____ Entries shown
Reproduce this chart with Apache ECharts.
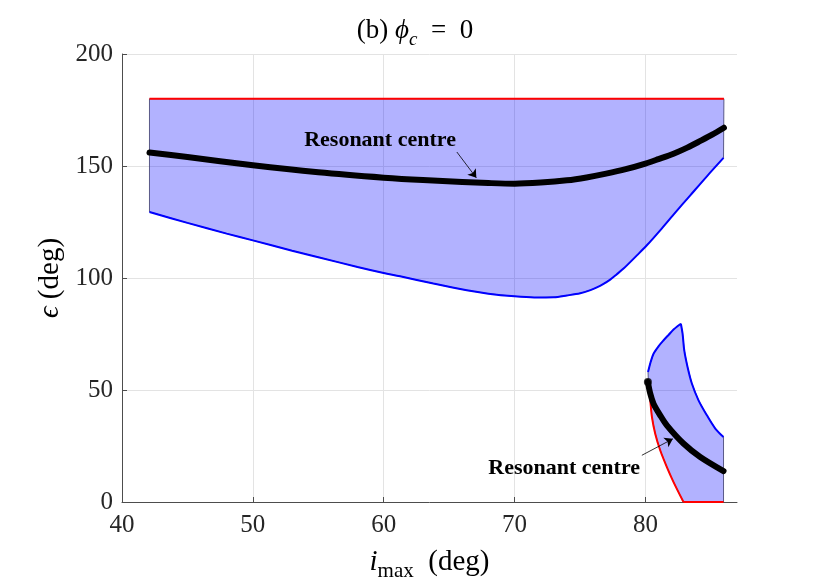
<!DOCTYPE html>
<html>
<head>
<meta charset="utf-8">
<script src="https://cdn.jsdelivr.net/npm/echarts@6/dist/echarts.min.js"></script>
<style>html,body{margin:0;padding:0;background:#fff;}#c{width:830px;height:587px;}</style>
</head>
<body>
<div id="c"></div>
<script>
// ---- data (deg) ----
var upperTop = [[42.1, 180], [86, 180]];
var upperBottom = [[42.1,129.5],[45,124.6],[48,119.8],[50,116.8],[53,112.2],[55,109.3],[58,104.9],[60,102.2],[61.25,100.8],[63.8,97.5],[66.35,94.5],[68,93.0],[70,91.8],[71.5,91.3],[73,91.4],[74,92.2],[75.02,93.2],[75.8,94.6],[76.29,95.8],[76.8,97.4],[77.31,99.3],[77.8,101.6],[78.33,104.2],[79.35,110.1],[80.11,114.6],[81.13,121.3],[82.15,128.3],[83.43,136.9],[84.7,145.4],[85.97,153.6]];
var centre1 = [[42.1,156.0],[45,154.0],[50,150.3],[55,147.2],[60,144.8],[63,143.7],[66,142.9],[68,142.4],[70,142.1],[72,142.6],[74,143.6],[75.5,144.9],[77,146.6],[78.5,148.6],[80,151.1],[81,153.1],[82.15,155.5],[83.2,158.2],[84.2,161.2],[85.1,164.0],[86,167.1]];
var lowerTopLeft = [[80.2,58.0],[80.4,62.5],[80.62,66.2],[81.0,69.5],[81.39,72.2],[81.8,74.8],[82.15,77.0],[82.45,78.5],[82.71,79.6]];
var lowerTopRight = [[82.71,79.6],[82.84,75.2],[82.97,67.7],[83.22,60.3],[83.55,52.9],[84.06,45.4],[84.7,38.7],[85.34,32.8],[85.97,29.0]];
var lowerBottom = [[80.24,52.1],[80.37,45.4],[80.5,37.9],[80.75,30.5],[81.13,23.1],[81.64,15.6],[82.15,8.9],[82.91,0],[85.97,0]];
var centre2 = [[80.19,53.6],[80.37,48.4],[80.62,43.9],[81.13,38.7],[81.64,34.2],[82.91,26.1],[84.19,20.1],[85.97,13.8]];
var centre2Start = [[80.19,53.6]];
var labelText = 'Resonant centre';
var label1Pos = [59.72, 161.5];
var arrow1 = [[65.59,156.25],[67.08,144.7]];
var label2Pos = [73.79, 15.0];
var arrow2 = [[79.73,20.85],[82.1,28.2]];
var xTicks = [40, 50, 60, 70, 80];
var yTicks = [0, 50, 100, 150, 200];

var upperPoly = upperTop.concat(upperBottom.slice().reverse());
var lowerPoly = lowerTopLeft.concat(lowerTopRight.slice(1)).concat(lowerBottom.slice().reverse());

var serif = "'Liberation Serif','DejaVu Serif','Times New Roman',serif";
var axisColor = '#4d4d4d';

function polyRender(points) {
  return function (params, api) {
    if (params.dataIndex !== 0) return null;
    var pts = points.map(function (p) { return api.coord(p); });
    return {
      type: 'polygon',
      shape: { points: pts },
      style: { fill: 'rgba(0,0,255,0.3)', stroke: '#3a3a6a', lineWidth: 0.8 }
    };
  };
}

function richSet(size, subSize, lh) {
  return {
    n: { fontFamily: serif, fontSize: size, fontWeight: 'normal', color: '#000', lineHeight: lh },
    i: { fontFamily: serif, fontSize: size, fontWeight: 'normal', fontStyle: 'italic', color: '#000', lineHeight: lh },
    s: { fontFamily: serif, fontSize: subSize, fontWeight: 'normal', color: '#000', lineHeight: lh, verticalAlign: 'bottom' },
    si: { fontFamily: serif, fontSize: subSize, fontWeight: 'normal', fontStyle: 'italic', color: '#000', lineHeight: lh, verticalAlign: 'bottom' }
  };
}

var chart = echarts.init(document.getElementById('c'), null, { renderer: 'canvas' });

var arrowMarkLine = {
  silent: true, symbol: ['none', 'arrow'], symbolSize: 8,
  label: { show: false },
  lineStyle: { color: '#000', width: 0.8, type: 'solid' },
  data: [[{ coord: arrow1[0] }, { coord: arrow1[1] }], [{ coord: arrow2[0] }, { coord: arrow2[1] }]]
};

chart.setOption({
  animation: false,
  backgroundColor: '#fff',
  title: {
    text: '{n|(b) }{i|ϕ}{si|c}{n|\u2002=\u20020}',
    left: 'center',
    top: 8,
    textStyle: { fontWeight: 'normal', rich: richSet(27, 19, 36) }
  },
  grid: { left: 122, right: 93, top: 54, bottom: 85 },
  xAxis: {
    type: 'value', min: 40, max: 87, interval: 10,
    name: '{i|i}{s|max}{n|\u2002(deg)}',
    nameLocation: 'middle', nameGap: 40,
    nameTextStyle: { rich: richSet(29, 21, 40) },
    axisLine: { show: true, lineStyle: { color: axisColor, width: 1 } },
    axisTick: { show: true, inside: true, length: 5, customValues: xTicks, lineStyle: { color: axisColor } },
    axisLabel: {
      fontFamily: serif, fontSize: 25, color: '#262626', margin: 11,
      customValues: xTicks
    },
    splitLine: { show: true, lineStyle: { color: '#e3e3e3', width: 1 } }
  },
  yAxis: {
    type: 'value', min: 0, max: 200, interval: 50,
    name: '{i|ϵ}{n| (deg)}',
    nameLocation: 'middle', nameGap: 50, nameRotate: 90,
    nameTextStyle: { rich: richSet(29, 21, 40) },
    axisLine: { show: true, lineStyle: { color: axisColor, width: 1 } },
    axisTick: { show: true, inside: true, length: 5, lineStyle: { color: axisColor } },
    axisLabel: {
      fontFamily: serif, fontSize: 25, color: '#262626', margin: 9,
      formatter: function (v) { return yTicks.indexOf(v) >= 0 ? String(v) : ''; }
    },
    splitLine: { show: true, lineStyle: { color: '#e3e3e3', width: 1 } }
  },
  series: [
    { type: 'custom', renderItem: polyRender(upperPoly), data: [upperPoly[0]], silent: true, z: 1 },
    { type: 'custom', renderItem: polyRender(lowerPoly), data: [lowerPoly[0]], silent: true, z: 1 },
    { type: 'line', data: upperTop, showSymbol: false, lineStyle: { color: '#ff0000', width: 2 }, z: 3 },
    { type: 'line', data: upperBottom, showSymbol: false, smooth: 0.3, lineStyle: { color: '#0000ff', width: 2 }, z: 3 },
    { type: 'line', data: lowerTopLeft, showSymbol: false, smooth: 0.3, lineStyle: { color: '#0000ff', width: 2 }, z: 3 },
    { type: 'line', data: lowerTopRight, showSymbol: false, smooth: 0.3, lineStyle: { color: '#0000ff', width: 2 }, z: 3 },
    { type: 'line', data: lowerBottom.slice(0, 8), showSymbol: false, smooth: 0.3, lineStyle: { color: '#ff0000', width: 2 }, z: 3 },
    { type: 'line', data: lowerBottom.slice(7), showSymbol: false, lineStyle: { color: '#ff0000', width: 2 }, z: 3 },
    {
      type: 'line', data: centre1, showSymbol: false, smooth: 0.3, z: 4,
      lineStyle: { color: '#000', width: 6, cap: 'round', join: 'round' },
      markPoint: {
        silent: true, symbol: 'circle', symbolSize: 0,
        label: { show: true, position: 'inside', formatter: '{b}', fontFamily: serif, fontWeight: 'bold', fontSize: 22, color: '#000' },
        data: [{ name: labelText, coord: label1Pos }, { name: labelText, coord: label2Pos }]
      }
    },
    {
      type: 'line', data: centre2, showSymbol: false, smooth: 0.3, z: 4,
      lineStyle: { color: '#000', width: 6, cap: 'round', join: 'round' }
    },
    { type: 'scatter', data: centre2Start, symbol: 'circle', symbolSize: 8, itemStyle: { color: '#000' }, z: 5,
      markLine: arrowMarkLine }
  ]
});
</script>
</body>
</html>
________
____ Entries shown
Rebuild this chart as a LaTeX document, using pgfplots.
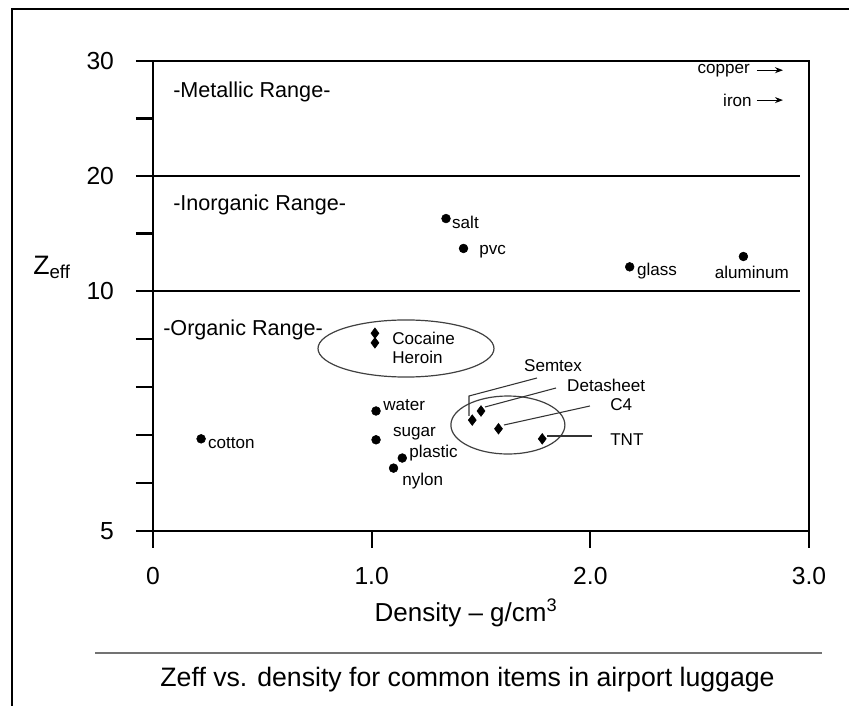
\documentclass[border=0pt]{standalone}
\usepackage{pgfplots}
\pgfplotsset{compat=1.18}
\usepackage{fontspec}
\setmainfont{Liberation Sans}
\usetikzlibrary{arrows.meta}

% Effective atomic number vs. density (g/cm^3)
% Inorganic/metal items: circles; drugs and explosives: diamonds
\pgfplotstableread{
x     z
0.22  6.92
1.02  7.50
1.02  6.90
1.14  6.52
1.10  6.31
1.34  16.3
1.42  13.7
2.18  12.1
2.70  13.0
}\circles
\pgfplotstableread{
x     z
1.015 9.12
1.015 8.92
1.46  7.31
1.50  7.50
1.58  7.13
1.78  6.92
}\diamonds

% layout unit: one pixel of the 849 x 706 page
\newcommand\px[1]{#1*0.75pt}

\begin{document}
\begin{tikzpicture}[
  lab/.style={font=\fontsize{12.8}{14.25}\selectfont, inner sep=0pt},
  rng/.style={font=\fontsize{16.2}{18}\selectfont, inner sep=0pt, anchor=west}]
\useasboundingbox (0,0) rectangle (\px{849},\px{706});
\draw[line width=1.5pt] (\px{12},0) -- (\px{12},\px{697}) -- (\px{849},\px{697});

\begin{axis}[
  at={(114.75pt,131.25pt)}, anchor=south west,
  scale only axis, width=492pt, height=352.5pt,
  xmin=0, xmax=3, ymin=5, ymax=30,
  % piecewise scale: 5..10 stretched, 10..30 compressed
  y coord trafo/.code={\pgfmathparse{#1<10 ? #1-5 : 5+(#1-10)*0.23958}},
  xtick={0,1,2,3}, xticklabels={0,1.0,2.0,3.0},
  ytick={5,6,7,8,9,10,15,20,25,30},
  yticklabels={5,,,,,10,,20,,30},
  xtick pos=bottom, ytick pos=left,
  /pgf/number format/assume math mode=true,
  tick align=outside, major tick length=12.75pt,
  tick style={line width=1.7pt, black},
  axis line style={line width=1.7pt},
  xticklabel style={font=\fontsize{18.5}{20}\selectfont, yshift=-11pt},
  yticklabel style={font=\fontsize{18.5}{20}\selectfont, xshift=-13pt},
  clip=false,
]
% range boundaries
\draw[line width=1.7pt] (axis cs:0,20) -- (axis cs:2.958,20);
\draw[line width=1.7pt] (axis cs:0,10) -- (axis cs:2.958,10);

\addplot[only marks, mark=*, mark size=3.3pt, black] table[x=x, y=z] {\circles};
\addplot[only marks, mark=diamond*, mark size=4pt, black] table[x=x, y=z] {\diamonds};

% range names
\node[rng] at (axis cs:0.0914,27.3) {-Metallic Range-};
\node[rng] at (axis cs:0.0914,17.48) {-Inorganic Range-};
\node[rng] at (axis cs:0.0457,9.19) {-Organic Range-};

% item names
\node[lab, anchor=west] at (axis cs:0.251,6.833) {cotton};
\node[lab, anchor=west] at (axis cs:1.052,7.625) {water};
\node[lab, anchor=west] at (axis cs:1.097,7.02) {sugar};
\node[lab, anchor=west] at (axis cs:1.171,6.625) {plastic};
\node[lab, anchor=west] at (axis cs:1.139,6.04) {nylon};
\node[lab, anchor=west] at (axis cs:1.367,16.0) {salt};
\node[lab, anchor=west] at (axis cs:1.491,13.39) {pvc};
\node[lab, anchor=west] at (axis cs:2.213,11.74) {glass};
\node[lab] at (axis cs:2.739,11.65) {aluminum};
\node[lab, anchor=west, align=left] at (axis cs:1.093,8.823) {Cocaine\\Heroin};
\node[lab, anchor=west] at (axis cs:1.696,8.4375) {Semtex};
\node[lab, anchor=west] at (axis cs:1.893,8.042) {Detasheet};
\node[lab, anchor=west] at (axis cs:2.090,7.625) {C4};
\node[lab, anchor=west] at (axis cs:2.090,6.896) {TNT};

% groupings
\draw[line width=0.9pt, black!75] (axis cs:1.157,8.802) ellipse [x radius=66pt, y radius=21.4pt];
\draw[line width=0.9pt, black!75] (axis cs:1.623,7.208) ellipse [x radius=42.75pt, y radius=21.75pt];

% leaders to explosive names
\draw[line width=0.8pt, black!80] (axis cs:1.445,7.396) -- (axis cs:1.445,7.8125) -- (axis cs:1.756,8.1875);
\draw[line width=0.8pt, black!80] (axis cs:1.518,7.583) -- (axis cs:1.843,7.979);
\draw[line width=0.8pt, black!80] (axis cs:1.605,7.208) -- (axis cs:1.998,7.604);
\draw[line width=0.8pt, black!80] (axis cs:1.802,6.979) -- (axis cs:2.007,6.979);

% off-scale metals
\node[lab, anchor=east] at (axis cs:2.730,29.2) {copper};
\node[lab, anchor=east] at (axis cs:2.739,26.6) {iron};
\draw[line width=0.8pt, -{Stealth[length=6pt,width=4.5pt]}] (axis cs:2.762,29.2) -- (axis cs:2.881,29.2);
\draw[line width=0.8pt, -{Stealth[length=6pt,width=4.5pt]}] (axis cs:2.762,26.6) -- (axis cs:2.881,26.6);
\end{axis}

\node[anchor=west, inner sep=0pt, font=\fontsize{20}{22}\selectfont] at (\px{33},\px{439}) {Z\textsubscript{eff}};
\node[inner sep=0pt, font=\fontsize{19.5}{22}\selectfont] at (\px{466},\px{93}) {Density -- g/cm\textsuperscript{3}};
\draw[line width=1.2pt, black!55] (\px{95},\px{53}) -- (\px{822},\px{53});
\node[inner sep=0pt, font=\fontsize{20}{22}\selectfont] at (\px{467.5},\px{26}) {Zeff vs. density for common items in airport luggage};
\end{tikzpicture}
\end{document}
________
Given problem
Identify and list each line with the word "this".

Task answer
Reproduce this chart with Apache ECharts.
Rebuild this chart as a LaTeX document, using pgfplots.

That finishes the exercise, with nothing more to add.